Million of years in the past, a comet or an asteroid might have slammed into the Earth at an important time in its climatic history, scientists report in a new study.

The extraterrestrial impact that scientists report evidence of occurred about 56 million years ago, approximately 10 million years after the well-known blast from space that killed off all the non-avian dinosaurs. The scientists behind the new discovery based it on clues that they found serendipitously in core samples: microtektites, which are spherical or teardrop-shaped objects that indicate an impact.

"This tells us that there was an extraterrestrial impact at the time this sediment was deposited -- a space rock hit the planet," Morgan Schaller, the first author on the new study and an assistant professor at Rensselaer Polytechnic Institute in New York, said in a statement. "The coincidence of an impact with a major climate change is nothing short of remarkable."
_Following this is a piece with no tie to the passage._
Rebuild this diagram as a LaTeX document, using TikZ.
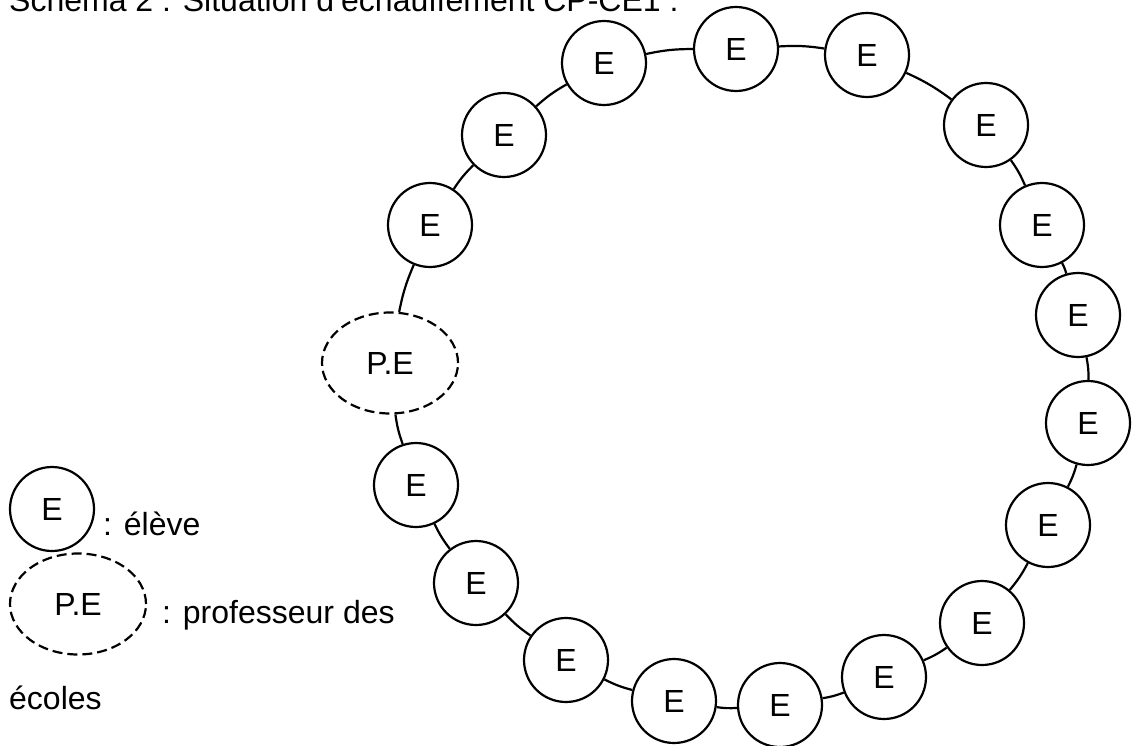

The climate change that occurred millions of years ago— and lasted around 200,000 years— is known as the Paleocene-Eocene Thermal Maximum, and the lead scientist behind the discovery speculated that the comet that they think hit may have been associated with that ancient period of warming.

“A comet impact on its own may have contributed carbon to the atmosphere,” Schaller said in the statement, “but is too small to explain the whole event and more likely acts as a trigger for additional carbon releases from other sources."

Paul Olsen, a professor of Earth and environmental science at Columbia University and an expert on the dramatic events that shaped life on the planet during its history, said he thought the evidence the scientists found was “going to put this whole field on its head!”

“Schaller and his team’s discoveries are real breakthroughs in understand this critical event in Earth History,” Olsen told FoxNews.com in an email.

The study remains controversial. Another scientist, Gerald Dickens of Rice University, pushed back against the findings, saying in a statement that the new study doesn’t  “really explain anything.”

The study suggesting the ancient impact from space was published in the journal Science.